Key Points
- The wealth of the top 1% hit a record $44.6 trillion at the end of the fourth quarter.
- All of the gains came from stock holdings thanks to an end-of-year rally.
- Economists say the rising stock market is giving an added boost to consumer spending through what is known as the “wealth effect.”
The wealth of the top 1% hit a record $44.6 trillion at the end of the fourth quarter, as an end-of-year stock rally lifted their portfolios, according to new data from the Federal Reserve.
The total net worth of the top 1%, defined by the Fed as those with wealth over $11 million, increased by $2 trillion in the fourth quarter. All of the gains came from their stock holdings.
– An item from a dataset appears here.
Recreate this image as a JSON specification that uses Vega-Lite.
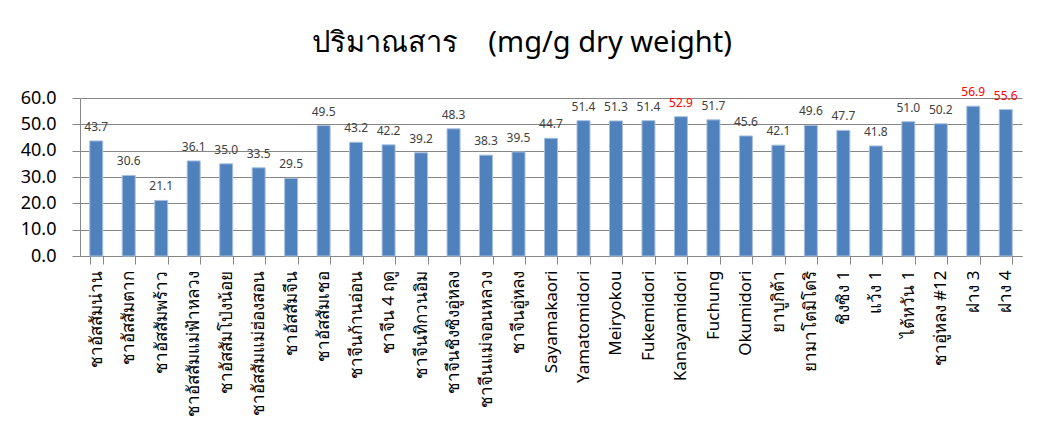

The value of corporate equities and mutual fund shares held by the top 1% surged to $19.7 trillion from $17.65 trillion the previous quarter.
While their real estate values went up slightly, the value of their privately held businesses declined, essentially canceling out all other gains outside of stocks.
The article is talking about the US. (Because of course it is).
So, it’s only 3.3 million people, so it’s $13.5 million each on average.
No, that’s not how distributions work.
If Elon Musk walks into a bar, it’s a Nazi bar now. Also, if he walks into a bar with 99 other people in it, the average wealth of everyone in the bar is $2 billion. But, that doesn’t mean that the typical person in that group has over $2b in wealth.
The top 1% contains Elon Musk plus about 3.3 million other people, but he skews the distribution considerably. That means the bottom of the distribution of the top 1% is around $6m, and it also includes people like Musk and Bezos who bring the average up to $2b per person.
Nit: The population of the US is 340 million, not 3.3 million, but your point stands
They are taking 1% of 330 Million. TIL its now 340.